Казалось, что природа сделала непростительную ошибку, определив ей носить темно-коричневый по будням капот с мелкими оборками и красную кашемировую шаль в день Светлого воскресенья и своих именин, тогда как ей более всего шли бы драгунские усы и длинные ботфорты.

Выводя таких героинь, Гоголь, разумеется, не намекал ни на какую эмансипацию – для него это типичный комический прием в духе вертепной пьесы: муж-слабак под каблуком у властной сварливой жены. Однако исследователь Иван Ермаков, анализировавший «Вечера» с позиций психоанализа, отмечал, что Гоголь не просто шутил, он тяготел к описанию зрелых женщин: в случае с молодыми девушками (Оксана, Ганна, Параска) писатель довольствовался перечислением эпитетов красоты, которые встречаются в народных песнях (блестящие черные очи, косы, брови), тогда как в характеристике старух он чувствовал себя куда более свободным, «там вступал в силу его талант»[22]. Любопытно, что в женщинах, властвующих над мужчинами, у Гоголя почти всегда заложено демоническое начало – они постоянно сравниваются с чертями и ведьмами.

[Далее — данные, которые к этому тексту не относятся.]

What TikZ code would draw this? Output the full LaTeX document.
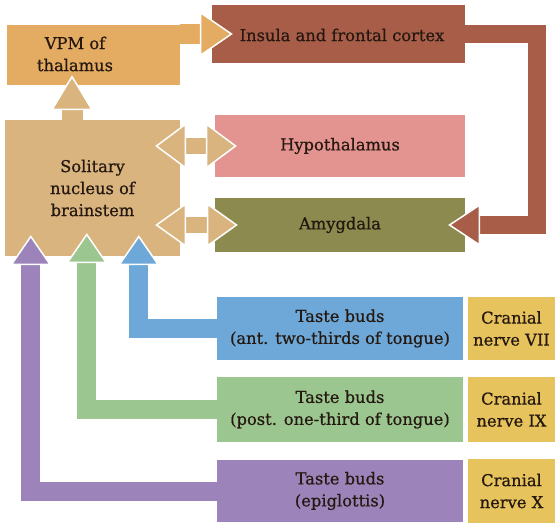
\documentclass[tikz,border=0pt]{standalone}
\usepackage{fontspec}
\setmainfont{DejaVu Serif}[FakeBold=0.6]
\usetikzlibrary{arrows.meta,calc}
\definecolor{vpmcol}{HTML}{E4AC62}
\definecolor{solcol}{HTML}{D9B47F}
\definecolor{inscol}{HTML}{A85D48}
\definecolor{hypcol}{HTML}{E39390}
\definecolor{amycol}{HTML}{8C8A4E}
\definecolor{bluecol}{HTML}{6EA8D8}
\definecolor{grncol}{HTML}{9CC690}
\definecolor{purcol}{HTML}{9C84BA}
\definecolor{cncol}{HTML}{E6C35C}
\definecolor{txtcol}{HTML}{241810}
\begin{document}
\begin{tikzpicture}[x=1pt,y=-1pt,
  box/.style={rectangle, inner sep=0pt, align=center, text=txtcol,
    font=\fontsize{16.3}{22}\selectfont},
  lbl/.style={inner sep=0pt, align=center, text=txtcol,
    font=\fontsize{16.3}{22}\selectfont}]
\useasboundingbox (0,0) rectangle (557,526);
% boxes
\node[box, fill=vpmcol, minimum width=173pt, minimum height=60pt] (vpm) at (93.5,55) {};
\node[lbl] (vpmt) at (75,54) {VPM of\\thalamus};
\node[box, fill=inscol, minimum width=253pt, minimum height=58pt] (ins) at (338.5,34) {};
\node[lbl] (inst) at (342,35) {Insula and frontal cortex};
\node[box, fill=solcol, minimum width=175pt, minimum height=136pt] (sol) at (92.5,188) {Solitary\\nucleus of\\brainstem};
\node[box, fill=hypcol, minimum width=250pt, minimum height=62pt] (hyp) at (340,146) {Hypothalamus};
\node[box, fill=amycol, minimum width=250pt, minimum height=54pt] (amy) at (340,225) {Amygdala};
\node[box, fill=bluecol, minimum width=246pt, minimum height=63pt] (tb1) at (340,328.5) {Taste buds\\(ant. two-thirds of tongue)};
\node[box, fill=grncol, minimum width=246pt, minimum height=65pt] (tb2) at (340,409.5) {Taste buds\\(post. one-third of tongue)};
\node[box, fill=purcol, minimum width=246pt, minimum height=62pt] (tb3) at (340,491) {Taste buds\\(epiglottis)};
\node[box, fill=cncol, minimum width=87pt, minimum height=63pt] (cn1) at (511.5,328.5) {Cranial\\nerve VII};
\node[box, fill=cncol, minimum width=87pt, minimum height=65pt] (cn2) at (511.5,409.5) {Cranial\\nerve IX};
\node[box, fill=cncol, minimum width=87pt, minimum height=64pt] (cn3) at (511.5,491) {Cranial\\nerve X};
% helper coordinates
\coordinate (solE) at ([xshift=-25pt]sol.east);
\coordinate (sinA) at ([xshift=26pt, yshift=21pt]sol.south west);
\coordinate (sinB) at ([xshift=82pt, yshift=23pt]sol.south west);
\coordinate (sinC) at ([xshift=134pt, yshift=21pt]sol.south west);
\coordinate (brtip) at ([xshift=-17pt]amy.east);
% arrows
\draw[solcol, line width=21pt,
  -{Triangle[length=35pt,width=42pt,line width=1.5pt,color=white,fill=solcol]}]
  ([xshift=-20.5pt]sol.north) -- ([xshift=-21.5pt,yshift=10pt]vpm.south);
\draw[vpmcol, line width=20pt,
  -{Triangle[length=33pt,width=45pt,line width=1.5pt,color=white,fill=vpmcol]}]
  ([yshift=21pt]vpm.east) -- ([xshift=21pt]ins.west);
\draw[solcol, line width=16pt,
  {Triangle[length=31pt,width=46pt,line width=1.5pt,color=white,fill=solcol]}-{Triangle[length=31pt,width=46pt,line width=1.5pt,color=white,fill=solcol]}]
  (solE |- hyp.west) -- ([xshift=22pt]hyp.west);
\draw[solcol, line width=16pt,
  {Triangle[length=31pt,width=44pt,line width=1.5pt,color=white,fill=solcol]}-{Triangle[length=31pt,width=44pt,line width=1.5pt,color=white,fill=solcol]}]
  (solE |- amy.west) -- ([xshift=23pt]amy.west);
\draw[inscol, line width=18pt,
  -{Triangle[length=32pt,width=42pt,line width=1.5pt,color=white,fill=inscol]}]
  (ins.east) -- ++(72,0) |- (brtip);
\draw[bluecol, line width=19pt,
  -{Triangle[length=30pt,width=41pt,line width=1.5pt,color=white,fill=bluecol]}]
  (tb1.west) -| (sinC);
\draw[grncol, line width=19pt,
  -{Triangle[length=30pt,width=41pt,line width=1.5pt,color=white,fill=grncol]}]
  (tb2.west) -| (sinB);
\draw[purcol, line width=19pt,
  -{Triangle[length=30pt,width=41pt,line width=1.5pt,color=white,fill=purcol]}]
  (tb3.west) -| (sinA);
\end{tikzpicture}
\end{document}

Солопий из «Сорочинской ярмарки», напуганный появлением головы свиньи в окне, бросается наутек из дома: он думает, что за ним гонится черт, на самом деле за ним следует испуганная Хивря. Цыгане, обнаружившие их лежащими друг на друге, тоже припоминают черта:

– Что лежит, Влас?

– Так, как будто бы два человека: один наверху, другой нанизу; который из них черт, уже и не распознаю!

– А кто наверху?

– Баба!

– Ну, вот, это ж то и есть черт!

Всеобщий хохот разбудил почти всю улицу.

В украинском фольклоре женщина часто соотносится с дьяволом. По одной из легенд женщина была сотворена не из ребра Адама, а из хвоста черта. По другой – увидев бабу и черта, апостол Петр отрубил им обоим головы, а затем приставил их наоборот, с тех пор баба ходит с головой черта[23]. Мистический ужас перед женщиной, которая может лишить мужчину воли (или угрозами, как Хивря, или своим обаянием, как Солоха), распространяется на весь цикл и находит отражение даже в рассказе про Шпоньку, казалось бы избавленном от всякой потусторонности. После сватовства Ивану Федоровичу снится страшный липкий сон:

То представлялось ему, что он уже женат, что все в домике их так чудно, так странно: в его комнате стоит – вместо одинокой – двойная кровать. На стуле сидит жена. Ему странно; он не знает, как подойти к ней, что говорить с нею, и замечает, что у нее гусиное лицо. Нечаянно поворачивается он в сторону и видит другую жену, тоже с гусиным лицом. Поворачивается в другую сторону – стоит третья жена. Назад – еще одна жена. Тут его берет тоска. Он бросился бежать в сад; но в саду жарко. Он снял шляпу, видит: и в шляпе сидит жена. Пот выступил у него на лице. Полез в карман за платком – и в кармане жена; вынул из уха хлопчатую бумагу – и там сидит жена…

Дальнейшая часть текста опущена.